5. Give back to the wider community
- Every year, Rockhurst students moderate conversations among local high school students as part of the Kansas City Race Project, which brings together local high schools to learn the history of race relations in Kansas City and discuss how to improve those relations in the future.
- English majors also judge the annual “Louder than a Bomb” slam poetry competition that empowers high school students by giving them a platform and a voice.
6. Work closely with an accomplished faculty
- English faculty keep their doors open and are keen to work with you on projects in and beyond your coursework. Students are invited to drop by any time, whether to continue conversations from class, to revise work for conference presentations or publication, and to discuss internship, graduate school, and career possibilities.
- Our faculty practice what they teach; check out these samples of their recent work:
- Dr. Jason Arthur, who studies American literature and culture, recently published a book entitled Violet America: Regional Cosmopolitanism in U.S. Fiction since the Great Depression(2013). He has also written a range of works for the public on such varied topics as the rock musician Craig Finn and the literary representation of intimacy in the digital age.

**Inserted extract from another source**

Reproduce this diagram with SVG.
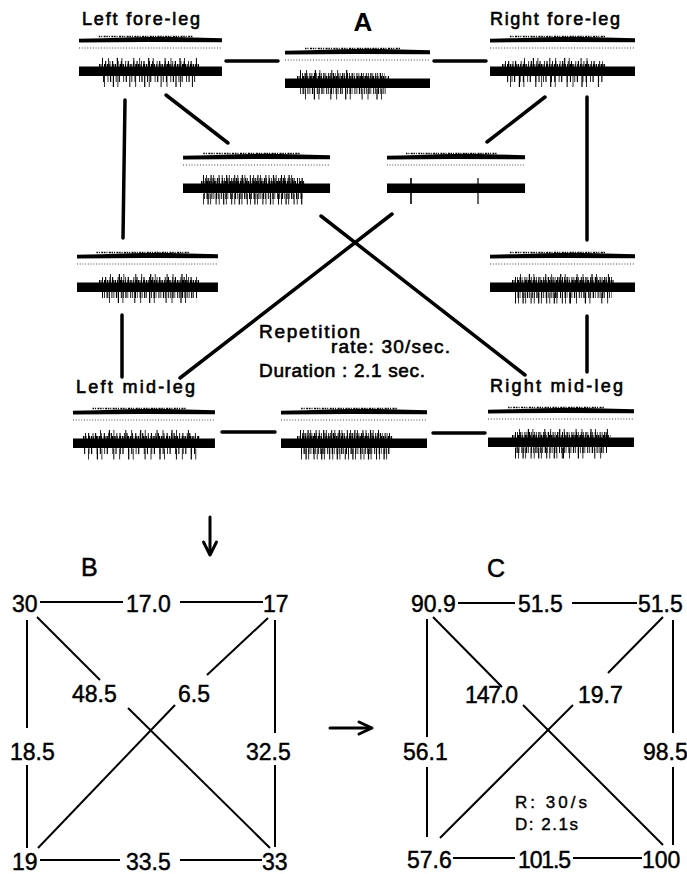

- Dr. John Kerrigan writes on Irish literature and on teaching strategies, including a recent article on “The Emergent Postsecular in Contemporary Irish Literature”. He has worked closely with the Mission and Ministry program and speaks about the importance of the Jesuit value of magis in our lives.
- Dr. Dan Martin, who studies American non-fiction and environmental writing, publishes personal non-fiction essays like “Sebastiano’s Cross” and flash non-fiction pieces like “City Rill.”